LOAD DATA (Files Load)
The LOAD DATA command allows you to write raw data into Indexima tables.
Syntax
Load Data from local disk
LOAD DATA [LOCAL]
INPATH '<protocol>://<absolute_path_to_data>'
INTO TABLE <table_name>
FORMAT CSV|ORC|PARQUET|JSON
SEPARATOR ',|;|\t'
[SKIP <number_of_row_to_skip> ]
[LIMIT <limit_number>]
[PATTERN <file_pattern>]
[DPATTERN <folder_pattern>]
[PREFIX <prefix>]
[SUFFIX <suffix>]
[NOCHECK]
Parameters
Parameter name | Description | Possible values |
---|---|---|
LOCAL | If used, this keyword tells the Master node to read data from his own filesystem. | Empty | LOCAL |
protocol | The type of datalake you want to load data from. | s3 | adl | gs | hdfs |
absolute_path_to_data | The absolute path to a folder containing all the files you want to load data from. If LOCAL is specified, only the Master node needs to have read access to this path. | Any absolute path is readable by the Indexima nodes. |
table_name | The name of the Indexima table you want to load the data into. | The exact name of the Indexima table you want to load data into. The structure of the files must match the structure of the table. |
number_of_row_to_skip | The number of rows to skip before starting the load. This is used to skip the first or the 2 first rows, which are usually header rows. | Any positive number. |
limit_number | Maximum Number of rows that will be read from each file. | Any positive number. |
file_pattern | Only files beginning with the defined pattern would be loaded. Must end with a star. | |
folder_pattern | load all files contained in <absolute_path_to_data>: Use "*" (star) as the wilcard and "/" for subfolder
| |
prefix | see below in "Load partitions from Hive table". | |
Suffix | supports only CSV format, same concept as prefix applied for missing column at the end of each line. | |
NoCheck | Without this option, INDEXIMA checks if loaded values are compatible with the datatype set when creating the table. INDEXIMA triggers errors when datatypes do not match. |
Load Example
Example
LOAD DATA
INPATH 'mypath'
INTO TABLE myschema.mytable
FORMAT CSV
SEPARATOR ','
SKIP 1
LIMIT 10
PATTERN 'Mypattern*'
PREFIX 'myprefix'
NOCHECK
Load partitions from Hive table
If you want to load a specified set of partitions and not all partitions from a Hive table at once, then provide a path of the root partition and add PREFIX 'column_values' to specify the values for the partition columns.
Load Data from JDBC
LOAD DATA INPATH 'hdfs://data_node:8020/apps/hive/warehouse/my_imported_data_orc/year=2018/month=12/day=10'
INTO TABLE my_test
FORMAT orc
PREFIX '2018,12,10,'
If the Hive table is in tab-separated format, the separator must be \t so the statement looks like PREFIX '2018\t12\t10\t'.

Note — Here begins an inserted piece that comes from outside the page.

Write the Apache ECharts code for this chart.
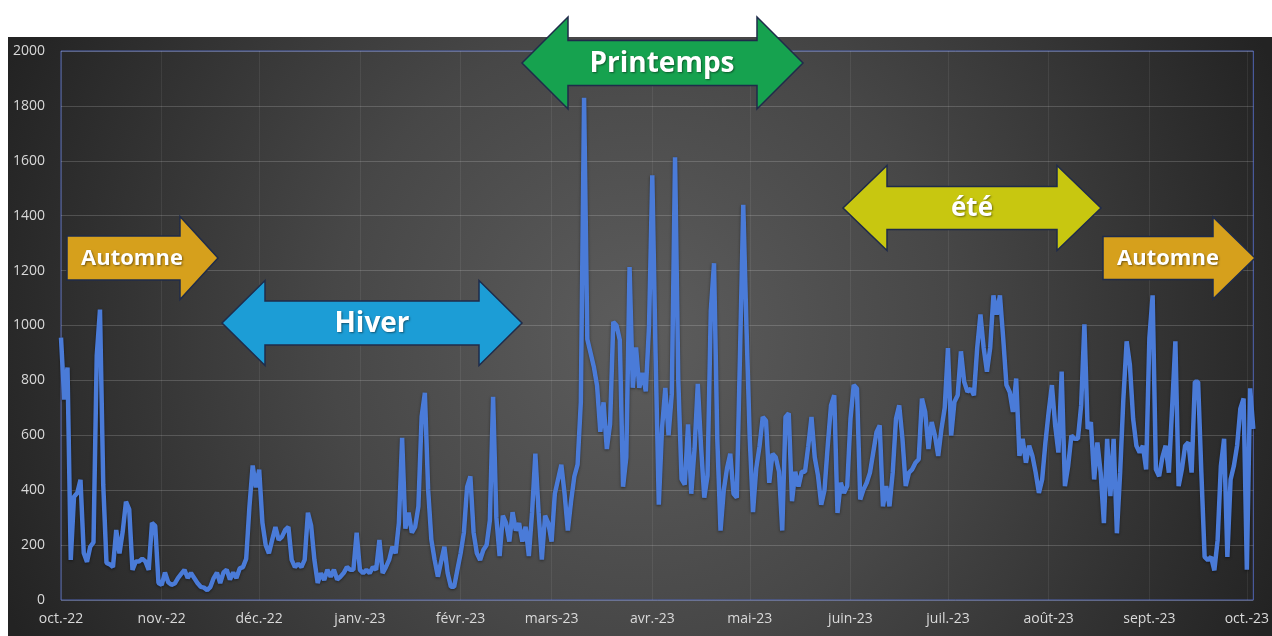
<!DOCTYPE html>
<html>
<head>
<meta charset="utf-8">
<title>Saisons</title>
<script src="https://cdn.jsdelivr.net/npm/echarts@6/dist/echarts.min.js"></script>
<style>
    html, body { margin: 0; padding: 0; background: #ffffff; }
    #SeasonChart { width: 1272px; height: 636px; }
</style>
</head>
<body>
<div id="SeasonChart"></div>
<script>
//valeurs journalières, une liste par mois
var oct22 = [956, 730, 847, 146, 376, 390, 438, 171, 139, 194, 210, 890, 1058, 420, 135, 130, 120, 255, 170, 250, 358, 330, 110, 140, 140, 150, 140, 110, 281, 270, 62];
var nov22 = [55, 100, 65, 55, 60, 80, 95, 110, 80, 98, 80, 62, 48, 45, 36, 48, 80, 100, 62, 100, 110, 75, 100, 80, 115, 120, 150, 340, 490, 410];
var dec22 = [475, 281, 200, 170, 219, 266, 219, 230, 255, 266, 146, 120, 132, 120, 146, 318, 270, 146, 62, 98, 73, 110, 85, 110, 75, 85, 98, 120, 110, 110, 245];
var jan23 = [110, 98, 110, 98, 120, 110, 219, 98, 120, 146, 194, 170, 281, 591, 260, 318, 245, 266, 340, 668, 755, 402, 219, 146, 85, 140, 194, 98, 48, 48, 110];
var feb23 = [170, 245, 412, 450, 245, 170, 146, 182, 200, 290, 740, 300, 160, 307, 280, 213, 320, 253, 280, 213, 267, 160, 320, 533, 320, 147, 307, 280];
var mar23 = [213, 387, 440, 493, 387, 253, 360, 450, 493, 720, 1830, 950, 900, 850, 780, 613, 720, 550, 640, 1013, 1000, 947, 413, 520, 1213, 773, 920, 773, 827, 760, 1000];
var apr23 = [1547, 900, 347, 627, 773, 600, 750, 1613, 800, 440, 420, 640, 387, 550, 787, 560, 373, 453, 1053, 1227, 587, 253, 400, 480, 533, 387, 373, 900, 1440, 987];
var may23 = [587, 320, 480, 560, 667, 653, 427, 533, 520, 467, 253, 667, 680, 360, 467, 413, 467, 467, 560, 667, 520, 453, 347, 400, 562, 709, 746, 317, 427, 390, 415];
var jun23 = [660, 783, 770, 366, 402, 427, 464, 537, 611, 636, 341, 415, 341, 464, 660, 709, 587, 415, 464, 476, 500, 513, 734, 685, 550, 648, 599, 525, 623, 700];
var jul23 = [918, 599, 721, 746, 906, 795, 758, 770, 746, 918, 1040, 918, 832, 918, 1110, 1040, 1110, 955, 783, 758, 685, 807, 525, 587, 500, 562, 525, 464, 390, 439, 574];
var aug23 = [685, 783, 636, 537, 832, 415, 488, 599, 587, 587, 709, 1004, 623, 648, 439, 574, 464, 280, 587, 378, 587, 243, 464, 734, 942, 857, 660, 562, 537, 562, 476];
var sep23 = [955, 1110, 476, 451, 520, 562, 464, 700, 942, 415, 476, 562, 574, 464, 795, 795, 464, 157, 145, 157, 108, 218, 488, 587, 157, 439, 488, 562, 697, 734];
var oct23 = [110, 771, 623];

var monthLabels = ['oct.-22', 'nov.-22', 'déc.-22', 'janv.-23', 'févr.-23', 'mars-23', 'avr.-23', 'mai-23', 'juin-23', 'juil.-23', 'août-23', 'sept.-23', 'oct.-23'];
var seasonNames = ['Automne', 'Hiver', 'Printemps', 'été', 'Automne'];
var firstDay = Date.UTC(2022, 9, 1);

var values = [].concat(oct22, nov22, dec22, jan23, feb23, mar23, apr23, may23, jun23, jul23, aug23, sep23, oct23);
var days = [];
for (var i = 0; i < values.length; i++) {
    days.push(new Date(firstDay + i * 86400000).toISOString().slice(0, 10));
}

function isMonthStart(idx, day) {
    return day.slice(8, 10) === '01';
}
function monthLabel(day) {
    var y = +day.slice(0, 4), m = +day.slice(5, 7);
    return monthLabels[(y - 2022) * 12 + m - 10];
}

//flèches des saisons (pixels)
var arrows = [
    { left: 67, right: 218, cy: 258, shaft: 44, head: 83, headLen: 38, both: false, color: '#D6A01C', textX: 132, size: 22 },
    { left: 222, right: 522, cy: 323, shaft: 44, head: 85, headLen: 43, both: true, color: '#1C9DD6', textX: 372, size: 28 },
    { left: 522, right: 803, cy: 63, shaft: 45, head: 92, headLen: 46, both: true, color: '#16A24F', textX: 662, size: 28 },
    { left: 843, right: 1101, cy: 208, shaft: 43, head: 85, headLen: 44, both: true, color: '#C8C710', textX: 972, size: 26 },
    { left: 1103, right: 1255, cy: 258, shaft: 43, head: 82, headLen: 42, both: false, color: '#D6A01C', textX: 1168, size: 22 }
];

function arrowPoints(a) {
    var st = a.cy - a.shaft / 2, sb = a.cy + a.shaft / 2;
    var ht = a.cy - a.head / 2, hb = a.cy + a.head / 2;
    var pts = [];
    if (a.both) {
        pts.push([a.left, a.cy], [a.left + a.headLen, ht], [a.left + a.headLen, st]);
    } else {
        pts.push([a.left, st]);
    }
    pts.push([a.right - a.headLen, st], [a.right - a.headLen, ht], [a.right, a.cy],
        [a.right - a.headLen, hb], [a.right - a.headLen, sb]);
    if (a.both) {
        pts.push([a.left + a.headLen, sb], [a.left + a.headLen, hb]);
    } else {
        pts.push([a.left, sb]);
    }
    return pts;
}

var graphics = [
    {
        type: 'rect',
        z: -100,
        silent: true,
        shape: { x: 8, y: 37, width: 1264, height: 599 },
        style: {
            fill: {
                type: 'radial', x: 0.5, y: 0.5, r: 1.15,
                colorStops: [
                    { offset: 0, color: '#5d5d5d' },
                    { offset: 0.45, color: '#474747' },
                    { offset: 1, color: '#232323' }
                ]
            }
        }
    }
];
arrows.forEach(function (a, k) {
    graphics.push({
        type: 'polygon',
        z: 100,
        shape: { points: arrowPoints(a) },
        style: { fill: a.color, stroke: '#1F2B4A', lineWidth: 1.5 }
    });
    graphics.push({
        type: 'text',
        z: 101,
        x: a.textX,
        y: a.cy + 1,
        style: {
            text: seasonNames[k],
            fill: '#ffffff',
            fontFamily: 'Open Sans',
            fontWeight: 'bold',
            fontSize: a.size,
            align: 'center',
            verticalAlign: 'middle',
            textShadowColor: 'rgba(0,0,0,0.45)',
            textShadowBlur: 2,
            textShadowOffsetX: 1,
            textShadowOffsetY: 1
        }
    });
});

var SeasonChart = echarts.init(document.getElementById('SeasonChart'));
var option = {
    animation: false,
    grid: {
        left: 61,
        right: 14,
        top: 51,
        bottom: 36,
        show: true,
        borderColor: '#5064b4',
        borderWidth: 1,
        backgroundColor: 'transparent'
    },
    xAxis: {
        type: 'category',
        boundaryGap: false,
        data: days,
        axisLine: { show: false },
        axisTick: { show: false },
        axisLabel: {
            interval: isMonthStart,
            formatter: monthLabel,
            color: '#d9d9d9',
            fontFamily: 'Open Sans',
            fontSize: 14,
            margin: 12
        },
        splitLine: {
            show: true,
            interval: isMonthStart,
            lineStyle: { color: 'rgba(255,255,255,0.07)', width: 1 }
        }
    },
    yAxis: {
        type: 'value',
        min: 0,
        max: 2000,
        interval: 200,
        axisLine: { show: false },
        axisTick: { show: false },
        axisLabel: {
            formatter: function (v) { return String(v); },
            color: '#d9d9d9',
            fontFamily: 'Open Sans',
            fontSize: 14,
            margin: 16
        },
        splitLine: {
            lineStyle: { color: 'rgba(255,255,255,0.17)', width: 1 }
        }
    },
    series: [
        {
            name: 'valeurs',
            type: 'line',
            data: values,
            showSymbol: false,
            lineStyle: {
                color: '#4a7bd8',
                width: 4.5,
                shadowColor: 'rgba(0,0,0,0.45)',
                shadowBlur: 3,
                shadowOffsetY: 1
            }
        }
    ],
    graphic: graphics
};
SeasonChart.setOption(option);
</script>
</body>
</html>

Load Example with a suffix
Add SUFFIX 'column_values' to specify the values that will finish the CSV line when there is fewer columns than expected (defined by the list of columns in the table creation).
Load Data from JDBC using suffix
LOAD DATA INPATH 'hdfs://data_node:8020/apps/hive/warehouse/myORCtable'
INTO TABLE my_test
FORMAT CSV
SUFFIX 'XX,YY'
Load Example with DPATTERN
Consider the following tree view
Here is a list of examples with the expected behavior.
DPATTERN examples
-- All files within s3a://mybucket/dparttern_test/ --> Insert 6 lines
LOAD DATA INPATH 's3a://mybucket/dparttern_test/' INTO TABLE tmp_sco.tbl1 FORMAT CSV SEPARATOR ',' DPATTERN '**';
--All files within any subfolders with a name beginning with folder1_sub --> Insert 2 lines
LOAD DATA INPATH 's3a://mybucket/dparttern_test/' INTO TABLE tmp_sco.tbl1 FORMAT CSV SEPARATOR ',' DPATTERN '**/folder1_sub*';
--All files within the any subfolders with a name beginning with folder1_sub AND files names beginning with lines --> Insert 2 lines
LOAD DATA INPATH 's3a://mybucket/dparttern_test/' INTO TABLE tmp_sco.tbl1 FORMAT CSV SEPARATOR ',' DPATTERN '**/folder1_sub*' PATTERN 'lines*';
--All files within any folders with THE name folder1 AND files names beginning with lines --> Insert 3 lines
LOAD DATA INPATH 's3a://mybucket/dparttern_test/' INTO TABLE tmp_sco.tbl1 FORMAT CSV SEPARATOR ',' DPATTERN 'folder1/**' PATTERN 'lines*';
--All files within any folders with a name beginning with folder1 AND files names beginning with lines --> Insert 5 lines
LOAD DATA INPATH 's3a://mybucket/dparttern_test/' INTO TABLE tmp_sco.tbl1 FORMAT CSV SEPARATOR ',' DPATTERN 'folder1*/**' PATTERN 'lines*';
--All files within any subfolders with a name containing with 'sub' --> Insert 2 lines
LOAD DATA INPATH 's3a://mybucket/dparttern_test/' INTO TABLE tmp_sco.tbl1 FORMAT CSV SEPARATOR ',' DPATTERN '**/*sub*';